TTC mulls vehicle-free King, Queen streets at rush hour

The head of the TTC has a bold proposal in the works to improve traffic in the downtown core by taking vehicles off King Street during the morning rush hour.

Transit commission CEO Andy Byford says he wants to improve efficiency of streetcar route

The TTC has plans to conduct an assessment into limiting rush hour traffic on King Street, and possibly Queen Street, to free up transit backups. (Andrew Lupton/CBC)

The head of the TTC has a bold proposal in the works to improve traffic in the downtown core by taking vehicles off King Street during the morning rush hour.

The idea is to remove vehicles off of King, and possibly Queen Street, for two hours each morning between 7 and 9 a.m.

"We would have to evaluate the impact upon traffic. Cars have a place on the road as well. That's why we're only talking about a narrow window — morning peak only," Byford said.  "I don't think I'm doing my job properly if I'm not looking at every possible angle."

'What I do know is the streetcar service isn't punctual enough at the moment — it's not good enough, I'm not happy about that — I want to improve things for my customers.'—Andy Byford, TTC CEO

Better supervision on routes and bigger streetcars are all options the TTC is considering for improving the frequent bunching of streetcars along the busy route.

"What I do know is the streetcar service isn't punctual enough at the moment — it's not good enough, I'm not happy about that — I want to improve things for my customers," said Byford, noting that the King streetcar route currently services 56,700 riders each day. 

Byford said a traffic assessment would need to be done first to understand, among other things, the potential consequences for local businesses.

"We would need to do a traffic assessment with the city to make sure the impact of cars having to move onto another street was understood," said Byford. "We've also need to understand the impact on businesses."

The same proposal to limit traffic downtown was rejected twice before in 2001 and 2007.

"My understanding is it was killed dead because the idea was to have a much longer duration of traffic-free, transit-only, streets," said Byford, noting the concern at the time from businesses and the theatre district.

Coun.

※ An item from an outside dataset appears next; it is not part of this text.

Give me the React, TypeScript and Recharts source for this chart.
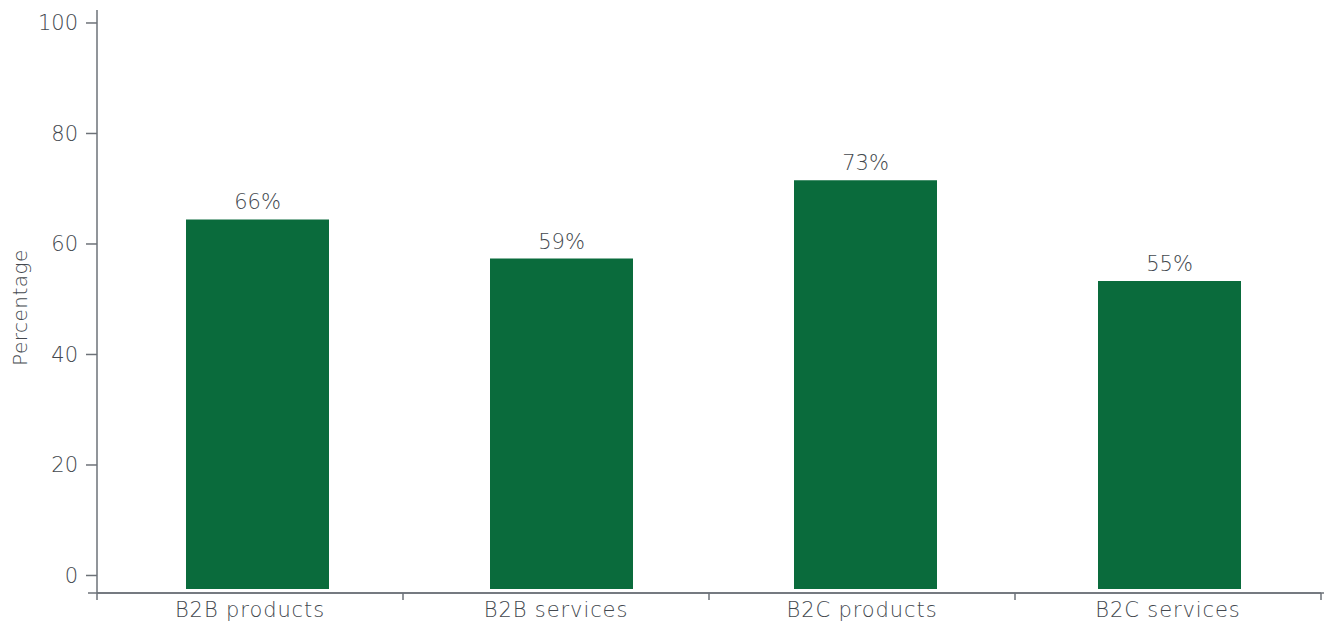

Denzil Minnan-Wong, the chair of the public works and infrastructure committee, thought the idea would have to be considered in more detail.

"There are certainly a number of positive aspects to it, but you've got to look at the car displacement, you've got to look at how the businesses might be affected and how all the stakeholders might be affected," he said Thursday.

Pan Am Games

But Byford has already spoken with downtown councillors about the sure-to-be controversial changes, which he says isn't a "war on the car," but rather a more "efficient" and "reliable" transit service.

TTC CEO Andy Byford says transit has to be a 'jewel' of the Pan American Games in 2015. (Patrick Morrell/CBC)

"You'd be able to get more people moved, more easily, without the nonsense," he said. 

TTC Chair Karen Stintz also wants to make King Street car-free during the 2015 Pan American Games.

Stintz said the "time is now" for the project and its success would depend on the support of downtown councillors and local businesses.

"We would pilot it in a contained way to see whether or not there really it is an improvement, and what the impacts are to other users of the road," Stintz said.

Improving transit ahead of the 2015 games is a priority for the TTC, with the multi-sport event expected to draw more than 10,000 athletes, coaches and officials to the city.

"I'm certainly very clear that we have to make the transit a jewel in the Pan Am Games offering," Byford said.